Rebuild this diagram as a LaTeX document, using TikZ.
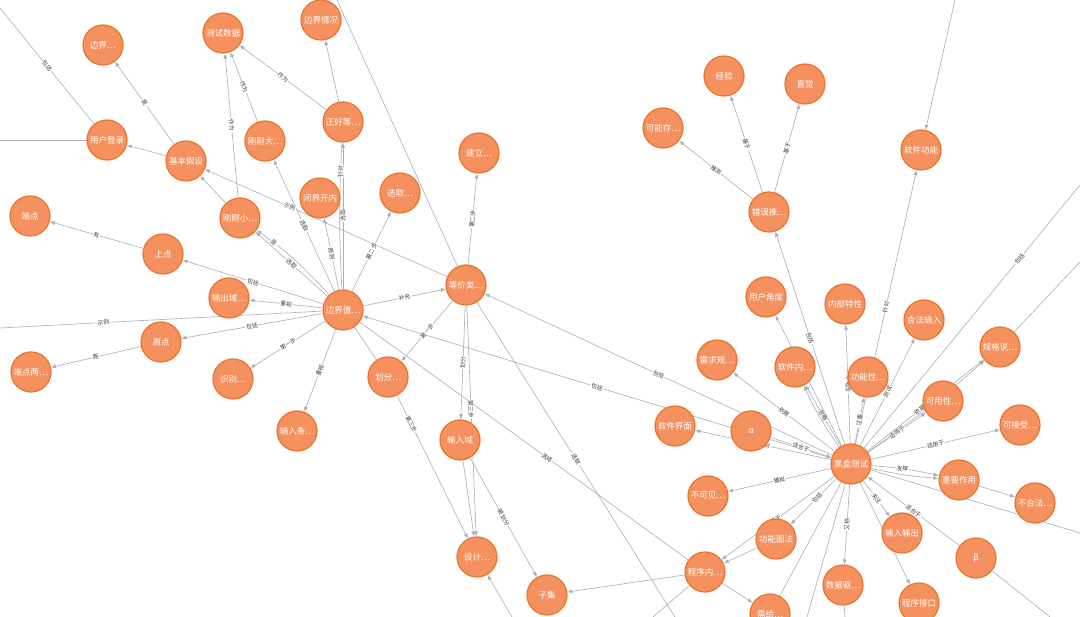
\documentclass[tikz,border=0pt]{standalone}
\usepackage{fontspec}
\newfontfamily\cjk{Noto Sans CJK SC}
\usetikzlibrary{arrows.meta,backgrounds}
\definecolor{nodefill}{HTML}{F5915F}
\definecolor{nodeline}{HTML}{E8742F}
\definecolor{edgecol}{HTML}{A9AFBA}

\begin{document}
\begin{tikzpicture}[ x=1pt, y=-1pt, >=Latex,
      concept/.style={circle, draw=nodeline, fill=nodefill, line width=1.2pt,
        minimum size=40pt, inner sep=0pt, text=white,
        font=\cjk\fontsize{8.5}{8.5}\selectfont},
      link/.style={draw=edgecol, line width=0.6pt},
      rel/.style={link, -{Latex[length=5pt,width=4pt]}},
      lbl/.style={sloped, fill=white, inner sep=0.6pt, text=black!75,
        font=\cjk\fontsize{5.8}{5.8}\selectfont} ]

      \useasboundingbox (0,0) rectangle (1080,617);

      % Left cluster
      \node[concept] (bj1) at (103,45) {边界…};
      \node[concept] (csdata) at (223,33) {测试数据};
      \node[concept] (bjqk) at (321,20) {边界情况};
      \node[concept] (login) at (107,140) {用户登录};
      \node[concept] (jbjs) at (186,161) {基本假设};
      \node[concept] (ggd) at (265,141) {刚刚大…};
      \node[concept] (zhd) at (343,122) {正好等…};
      \node[concept] (jianli) at (479,153) {建立…};
      \node[concept] (xuanqu) at (400,193) {选取…};
      \node[concept] (bjkn) at (320,198) {闭界开内};
      \node[concept] (ggx) at (240,218) {刚刚小…};
      \node[concept] (duandian) at (30,216) {端点};
      \node[concept] (shangdian) at (163,254) {上点};
      \node[concept] (outdom) at (229,298) {输出域…};
      \node[concept] (bjz) at (343,310) {边界值…};
      \node[concept] (djl) at (466,285) {等价类…};
      \node[concept] (lidian) at (161,342) {离点};
      \node[concept] (ddl) at (31,372) {端点两…};
      \node[concept] (shibie) at (233,379) {识别…};
      \node[concept] (huafen) at (388,377) {划分…};
      \node[concept] (inputcond) at (297,431) {输入条…};
      \node[concept] (indom) at (460,440) {输入域};
      \node[concept] (sheji) at (477,557) {设计…};
      \node[concept] (ziji) at (547,595) {子集};

      % Right cluster
      \node[concept] (jingyan) at (724,76) {经验};
      \node[concept] (zhijue) at (805,84) {直觉};
      \node[concept] (kenc) at (663,128) {可能存…};
      \node[concept] (cwtc) at (769,212) {错误推…};
      \node[concept] (rjgn) at (921,150) {软件功能};
      \node[concept] (yhjd) at (766,297) {用户角度};
      \node[concept] (nbtx) at (845,304) {内部特性};
      \node[concept] (hfsr) at (924,320) {合法输入};
      \node[concept] (xqgf) at (717,360) {需求规…};
      \node[concept] (rjn) at (795,367) {软件内…};
      \node[concept] (gnx) at (868,377) {功能性…};
      \node[concept] (ggsm) at (1000,347) {规格说…};
      \node[concept] (kyx) at (943,401) {可用性…};
      \node[concept] (kjs) at (1020,425) {可接受…};
      \node[concept] (rjjm) at (675,426) {软件界面};
      \node[concept] (alpha) at (751,431) {α};
      \node[concept] (hhcs) at (851,464) {黑盒测试};
      \node[concept] (zyzy) at (959,480) {重要作用};
      \node[concept] (bhf) at (1035,503) {不合法…};
      \node[concept] (bkj) at (708,496) {不可见…};
      \node[concept] (gntf) at (776,539) {功能图法};
      \node[concept] (srsc) at (902,533) {输入输出};
      \node[concept] (beta) at (976,558) {β};
      \node[concept] (cxn) at (705,572) {程序内…};
      \node[concept] (sjqd) at (843,585) {数据驱…};
      \node[concept] (cxjk) at (919,603) {程序接口};
      \node[concept] (xg) at (770,614) {需给…};

      % Free ends at the page edge
      \coordinate (offTL) at (0,8);
      \coordinate (offL) at (0,140);
      \coordinate (offL2) at (0,328);
      \coordinate (offT) at (337,0);
      \coordinate (offT2) at (955,0);
      \coordinate (offTR1) at (1080,185);
      \coordinate (offTR2) at (1080,262);
      \coordinate (offR) at (1080,533);
      \coordinate (offB1) at (675,617);
      \coordinate (offB2) at (512,617);
      \coordinate (offB4) at (1050,617);
      \coordinate (offB5) at (807,617);
      \coordinate (offB6) at (653,617);
      \coordinate (offB7) at (845,617);

      \begin{pgfonlayer}{background}
        \fill[white] (0,0) rectangle (1080,617);

        % Labelled relations
        \foreach \a/\b/\t in {jbjs/bj1/是, ggx/csdata/作为, ggd/csdata/作为,
          zhd/csdata/作为, bjz/zhd/选取, bjz/bjkn/原则, bjz/ggd/选取,
          bjz/ggx/选取, bjz/shangdian/包括, shangdian/duandian/有,
          bjz/outdom/重视, bjz/lidian/包括, lidian/ddl/距, bjz/shibie/第一步,
          bjz/inputcond/重视, bjz/xuanqu/第二步, bjz/djl/补充,
          djl/huafen/第一步, djl/indom/划分, indom/ziji/被划分,
          djl/jianli/第二步, hhcs/djl/包括, hhcs/bjz/包括,
          cwtc/jingyan/基于, cwtc/zhijue/基于, cwtc/kenc/推测,
          hhcs/cwtc/包括, hhcs/rjgn/针对, hhcs/kyx/适用于, hhcs/hfsr/测试,
          hhcs/nbtx/不考虑, hhcs/gnx/注重, hhcs/rjn/忽略, hhcs/xqgf/依据,
          alpha/hhcs/适合于, hhcs/bkj/模拟, hhcs/srsc/关注, beta/hhcs/适合于,
          hhcs/sjqd/又称, hhcs/kjs/适用于}
          \draw[rel] (\a) -- node[lbl] {\t} (\b);

        % Labels off the middle
        \draw[rel] (bjz) to[bend right=6] node[lbl, pos=0.8] {是} (ggx);
        \draw[link] (bjz) to[bend left=3] node[lbl, pos=0.82] {针对} (zhd);
        \draw[rel] (djl) -- node[lbl, pos=0.65] {示例} (jbjs);
        \draw[link] (bjz) -- node[lbl, pos=0.68] {示例} (offL2);
        \draw[rel] (huafen) -- node[lbl, pos=0.2] {第三步} (sheji);
        \draw[rel] (djl) -- node[lbl, pos=0.45] {第三步} (sheji);
        \draw[link] (djl) -- node[lbl] {选取} (offB1);
        \draw[link] (bjz) -- node[lbl, pos=0.57] {选择} (cxn);
        \draw[link] (login) -- node[lbl] {包括} (offTL);
        \draw[link] (hhcs) -- node[lbl, pos=0.72] {包括} (offTR1);
        \draw[rel] (hhcs) -- node[lbl, pos=0.45] {依据} (ggsm);
        \draw[rel] (hhcs) -- node[lbl, pos=0.47] {对} (rjjm);
        \draw[rel] (hhcs) to[bend left=4] node[lbl, pos=0.45] {发挥} (zyzy);
        \draw[rel] (hhcs) -- node[lbl, pos=0.42] {包括} (gntf);
        \draw[rel] (hhcs) -- node[lbl, pos=0.52] {基于} (cxn);

        % Plain relations
        \foreach \a/\b in {jbjs/login, zhd/bjqk, ggx/jbjs, indom/sheji,
          offB2/sheji, cxn/ziji, offT2/rjgn, hhcs/yhjd, zyzy/bhf, hhcs/cxjk,
          gntf/cxn, cxn/xg}
          \draw[rel] (\a) -- (\b);
        \draw[rel] (hhcs) to[bend left=5] (rjn);
        \draw[rel] (hhcs) to[bend right=3] (ggsm);
        \draw[rel] (hhcs) to[bend right=4] (zyzy);

        % Plain lines
        \foreach \a/\b in {login/offL, djl/offT, bjz/huafen, ggsm/offTR2,
          hhcs/offR, beta/offB4, hhcs/xg, hhcs/offB5, cxn/offB6, sjqd/offB7}
          \draw[link] (\a) -- (\b);
      \end{pgfonlayer}
    \end{tikzpicture}
\end{document}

→ WHAT THE TASK REQUIRES: Omit the pictures, then repeat exactly each line from the beginning of the listing through the line with "(ziji) at (547,595)".

→ EXERCISE ANSWER:
Rebuild this diagram as a LaTeX document, using TikZ.
\documentclass[tikz,border=0pt]{standalone}
\usepackage{fontspec}
\newfontfamily\cjk{Noto Sans CJK SC}
\usetikzlibrary{arrows.meta,backgrounds}
\definecolor{nodefill}{HTML}{F5915F}
\definecolor{nodeline}{HTML}{E8742F}
\definecolor{edgecol}{HTML}{A9AFBA}

\begin{document}
\begin{tikzpicture}[ x=1pt, y=-1pt, >=Latex,
      concept/.style={circle, draw=nodeline, fill=nodefill, line width=1.2pt,
        minimum size=40pt, inner sep=0pt, text=white,
        font=\cjk\fontsize{8.5}{8.5}\selectfont},
      link/.style={draw=edgecol, line width=0.6pt},
      rel/.style={link, -{Latex[length=5pt,width=4pt]}},
      lbl/.style={sloped, fill=white, inner sep=0.6pt, text=black!75,
        font=\cjk\fontsize{5.8}{5.8}\selectfont} ]

      \useasboundingbox (0,0) rectangle (1080,617);

      % Left cluster
      \node[concept] (bj1) at (103,45) {边界…};
      \node[concept] (csdata) at (223,33) {测试数据};
      \node[concept] (bjqk) at (321,20) {边界情况};
      \node[concept] (login) at (107,140) {用户登录};
      \node[concept] (jbjs) at (186,161) {基本假设};
      \node[concept] (ggd) at (265,141) {刚刚大…};
      \node[concept] (zhd) at (343,122) {正好等…};
      \node[concept] (jianli) at (479,153) {建立…};
      \node[concept] (xuanqu) at (400,193) {选取…};
      \node[concept] (bjkn) at (320,198) {闭界开内};
      \node[concept] (ggx) at (240,218) {刚刚小…};
      \node[concept] (duandian) at (30,216) {端点};
      \node[concept] (shangdian) at (163,254) {上点};
      \node[concept] (outdom) at (229,298) {输出域…};
      \node[concept] (bjz) at (343,310) {边界值…};
      \node[concept] (djl) at (466,285) {等价类…};
      \node[concept] (lidian) at (161,342) {离点};
      \node[concept] (ddl) at (31,372) {端点两…};
      \node[concept] (shibie) at (233,379) {识别…};
      \node[concept] (huafen) at (388,377) {划分…};
      \node[concept] (inputcond) at (297,431) {输入条…};
      \node[concept] (indom) at (460,440) {输入域};
      \node[concept] (sheji) at (477,557) {设计…};
      \node[concept] (ziji) at (547,595) {子集};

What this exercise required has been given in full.